STATED PROBLEM: Go through the listing and pick out each line with the word "diagram" in it.

(Part of a data file)
>>
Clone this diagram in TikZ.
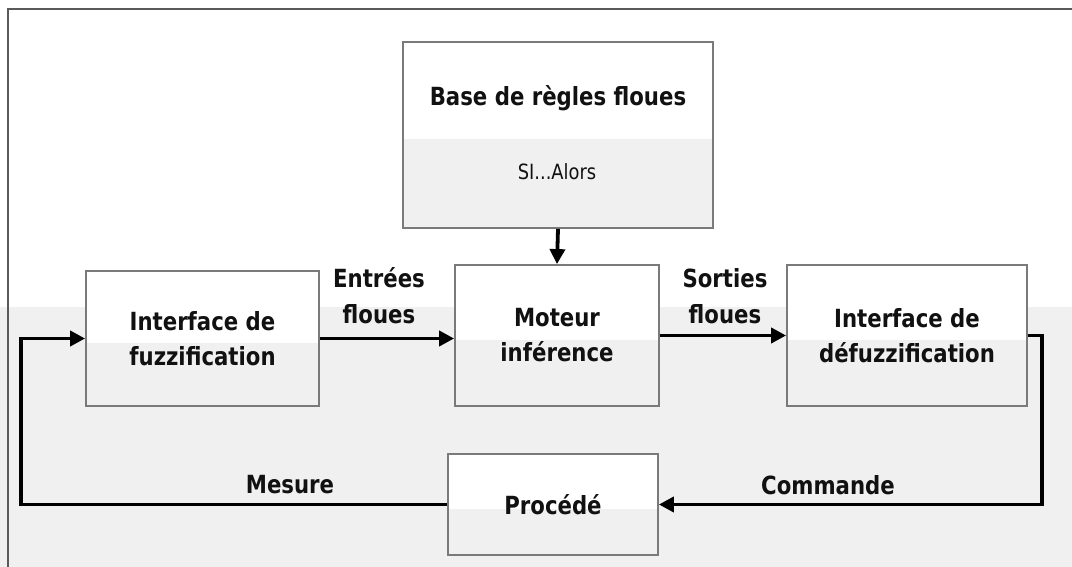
\documentclass[tikz,border=0pt]{standalone}
\usepackage{fontspec}
\setmainfont{DejaVu Sans}[FakeStretch=0.85]
\usetikzlibrary{arrows.meta,calc}
\definecolor{lowgray}{HTML}{F0F0F0}
\definecolor{edgegray}{HTML}{7A7A7A}
\definecolor{framegray}{HTML}{5A5A5A}
\definecolor{ink}{HTML}{111111}
\tikzset{
  blockbox/.style={draw=edgegray, line width=1.8pt, fill=white, inner sep=0pt,
    align=center, text=ink, font=\fontsize{25}{35}\selectfont\bfseries,
    path picture={\fill[lowgray] ($(path picture bounding box.west)+(0,4)$)
      rectangle (path picture bounding box.south east);}},
  flow/.style={draw=black, line width=3.8pt,
    -{Triangle[length=15pt,width=15pt]}},
  flowlabel/.style={align=center, text=ink, inner sep=0pt,
    font=\fontsize{25}{36}\selectfont\bfseries},
}
\begin{document}
\begin{tikzpicture}[x=1pt,y=-1pt]
  % page and background bands
  \useasboundingbox (0,0) rectangle (1072,567);
  \fill[white] (0,0) rectangle (1072,567);
  \fill[lowgray] (0,307) rectangle (1072,567);
  \draw[framegray, line width=1.8pt] (8,567) -- (8,9) -- (1072,9);

  % blocks
  \node[blockbox, minimum width=310pt, minimum height=186pt] (base) at (558,135) {};
  \node[flowlabel] (basetitle) at (558,98) {Base de règles floues};
  \node[text=ink, inner sep=0pt, font=\fontsize{21}{26}\selectfont] (baserule) at (557,172) {SI...Alors};

  \node[blockbox, minimum width=233pt, minimum height=135pt] (fuzz) at (202.5,338.5) {Interface de\\fuzzification};
  \node[blockbox, minimum width=204pt, minimum height=141pt] (moteur) at (557,335.5) {Moteur\\inférence};
  \node[blockbox, minimum width=240pt, minimum height=141pt] (defuzz) at (907,335.5) {Interface de\\défuzzification};
  \node[blockbox, minimum width=210pt, minimum height=101pt] (proc) at (553,504.5) {Procédé};

  % connectors
  \coordinate (loopR) at (1042,335.5);
  \coordinate (loopL) at (21,504.5);
  \draw[flow] (base.south) -- (moteur.north);
  \draw[flow] (fuzz.east) -- (fuzz.east -| moteur.west);
  \draw[flow] (moteur.east) -- (moteur.east -| defuzz.west);
  \draw[flow] (defuzz.east) -- (loopR) |- (proc.east);
  \draw[flow] (proc.west) -- (loopL) |- (fuzz.west);

  % connector labels
  \node[flowlabel] (lblin) at (379,296) {Entrées\\floues};
  \node[flowlabel] (lblout) at (725,296) {Sorties\\floues};
  \node[flowlabel] (lblmes) at (290,485) {Mesure};
  \node[flowlabel] (lblcmd) at (828,485) {Commande};
\end{tikzpicture}
\end{document}
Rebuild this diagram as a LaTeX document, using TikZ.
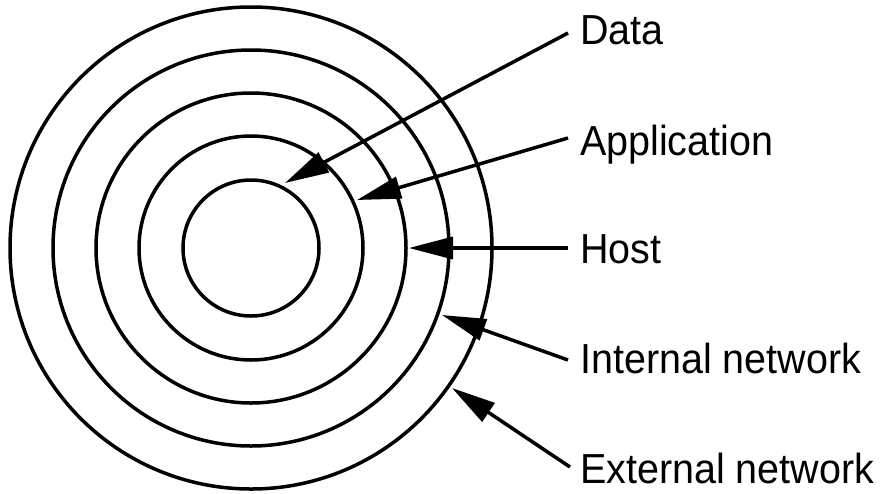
\documentclass[tikz,border=0pt]{standalone}
\usepackage{fontspec}
\setmainfont{Liberation Sans}[FakeStretch=0.94]
\usetikzlibrary{arrows.meta}
\begin{document}
\begin{tikzpicture}[x=1pt,y=-1pt,
  ring/.style={line width=3.5pt,draw=black},
  pointer/.style={line width=3.5pt,draw=black,-{Triangle[length=44pt,width=22pt]}},
  lbl/.style={anchor=base west,inner sep=0pt,font=\fontsize{42}{42}\selectfont}]
\useasboundingbox (0,0) rectangle (882,493);
\coordinate (c) at (251,248);
\foreach \r/\n in {68/r1,112/r2,155/r3,198/r4,241/r5}
  \draw[ring] (c) circle[radius=\r];
% labels
\node[lbl] (data) at (580,44) {Data};
\node[lbl] (app) at (580,155) {Application};
\node[lbl] (host) at (580,263) {Host};
\node[lbl] (int) at (580,373) {Internal network};
\node[lbl] (ext) at (580,483) {External network};
% line starts
\coordinate (sData) at (568,33);
\coordinate (sApp) at (568,138);
\coordinate (sHost) at (568,248);
\coordinate (sInt) at (568,360);
\coordinate (sExt) at (570,467);
% tips
\coordinate (tData) at (285,183);
\coordinate (tApp) at (357,200);
\coordinate (tHost) at (409,248);
\coordinate (tInt) at (442,315);
\coordinate (tExt) at (452,388);
\draw[pointer] (sData) -- (tData);
\draw[pointer] (sApp) -- (tApp);
\draw[pointer] (sHost) -- (tHost);
\draw[pointer] (sInt) -- (tInt);
\draw[pointer] (sExt) -- (tExt);
\end{tikzpicture}
\end{document}
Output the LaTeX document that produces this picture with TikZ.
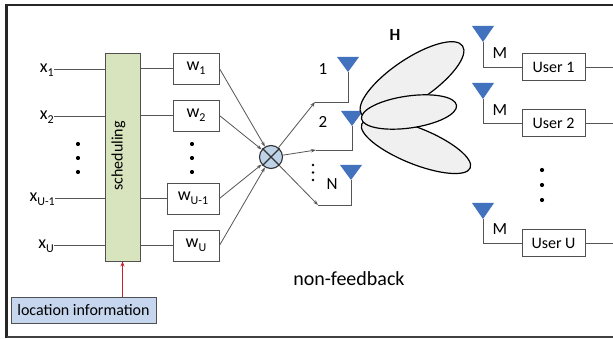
<<
EXERCISE OUTPUT:
Clone this diagram in TikZ.
Rebuild this diagram as a LaTeX document, using TikZ.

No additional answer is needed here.